In which cases we can approximate expected value of a function by assuming the function and the expectation commute?

Question

I was reading a computer vision paper and the authors approximated $\left<f(X)\right>_{Q}$ with $f( \left< X \right>_Q)$ where $f(\cdot)$ is nonlinear. Are there any rules of thumb for this kind of approximation? In which cases we can use such an approximation? I am aware that this is a very general question, so any examples will do just fine.

Answer 1

I will use $E$ for expectation, rather than angle brackets.

First of all, $E(f(X))$ can always be "approximated" by $f(E(X))$; the only question is the accuracy and adequacy for purpose of that approximation, which can be very context-specific.

If $f$ is linear (or more generally, affine), $E(f(X)) = f(E(X))$, and so the order of evaluating the function $f$ and expectation can be interchanged without introducing any error. To the extent that $f$ is "almost" linear, then $E(f(X))$ may be almost equal to $f(E(X))$; ultimately it comes down to quantifying this in a given case.

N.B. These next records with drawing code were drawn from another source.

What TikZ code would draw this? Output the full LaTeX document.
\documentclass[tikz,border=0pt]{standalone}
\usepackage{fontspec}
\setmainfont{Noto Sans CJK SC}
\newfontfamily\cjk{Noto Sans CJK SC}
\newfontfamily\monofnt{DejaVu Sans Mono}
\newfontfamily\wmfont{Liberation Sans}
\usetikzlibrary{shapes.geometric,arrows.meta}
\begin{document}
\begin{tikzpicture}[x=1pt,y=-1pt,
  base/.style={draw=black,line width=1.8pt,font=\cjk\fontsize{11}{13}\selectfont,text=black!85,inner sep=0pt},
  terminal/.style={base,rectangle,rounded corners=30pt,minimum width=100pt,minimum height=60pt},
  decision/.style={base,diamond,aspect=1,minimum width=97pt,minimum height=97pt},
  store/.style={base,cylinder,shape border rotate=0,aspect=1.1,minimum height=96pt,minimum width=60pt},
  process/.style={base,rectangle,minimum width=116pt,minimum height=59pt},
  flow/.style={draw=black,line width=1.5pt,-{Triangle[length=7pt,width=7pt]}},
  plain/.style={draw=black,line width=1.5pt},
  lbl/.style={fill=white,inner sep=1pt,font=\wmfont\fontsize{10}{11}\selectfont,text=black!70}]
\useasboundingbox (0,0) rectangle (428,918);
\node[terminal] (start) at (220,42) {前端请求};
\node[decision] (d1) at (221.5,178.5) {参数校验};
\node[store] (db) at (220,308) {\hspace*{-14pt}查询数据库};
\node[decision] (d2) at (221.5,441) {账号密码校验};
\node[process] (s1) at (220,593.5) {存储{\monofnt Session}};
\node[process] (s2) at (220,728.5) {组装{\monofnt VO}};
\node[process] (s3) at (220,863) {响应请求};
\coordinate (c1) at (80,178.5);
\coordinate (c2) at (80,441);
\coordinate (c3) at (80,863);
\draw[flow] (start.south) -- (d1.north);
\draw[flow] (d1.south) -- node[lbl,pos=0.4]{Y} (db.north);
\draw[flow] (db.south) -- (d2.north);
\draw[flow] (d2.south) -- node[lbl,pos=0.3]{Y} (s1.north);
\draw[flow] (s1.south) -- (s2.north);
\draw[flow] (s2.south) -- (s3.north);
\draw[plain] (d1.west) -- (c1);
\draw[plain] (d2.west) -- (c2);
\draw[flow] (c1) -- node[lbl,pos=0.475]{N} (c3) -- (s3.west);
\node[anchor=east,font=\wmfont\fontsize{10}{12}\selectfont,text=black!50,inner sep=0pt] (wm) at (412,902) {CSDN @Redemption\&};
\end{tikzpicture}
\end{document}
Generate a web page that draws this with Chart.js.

If $X$ takes on a specific constant value with probability 1, then $E(f(X)) = f(E(X))$, regardless of $f$. To the extent that $X$ has a distribution very close to being equal to a specific constant with probability 1, then $E(f(X))$ may be almost equal to $f(E(X))$; ultimately it comes down to quantifying this in a given case.

Depending on the function $f$ and the probability distribution $X$, there could be other combinations which also allow interchange of order without introducing any error. Here is a simple contrived family of examples. Let $f(x)$ = some function of $x$ for $x > 0$, $f(0) = 0$, and $f(x)= -f(-x)$ for $x < 0$. Let $X$ be a random variable which is symmetric about 0, and assume that $E(f(X))$ exists. Then $E(f(X)) = f(E(X))$, which happens to equal zero.

If $f$ is convex or concave, then Jensen's inequality https://en.wikipedia.org/wiki/Jensen's_inequality can be used to provide a one-sided bound on the error in interchanging expectation and a nonlinear function. Specifically, if $f$ is convex, then $f(E(X)) \le E(f(X))$. If $f$ is concave, then $f(E(X)) \ge E(f(X))$.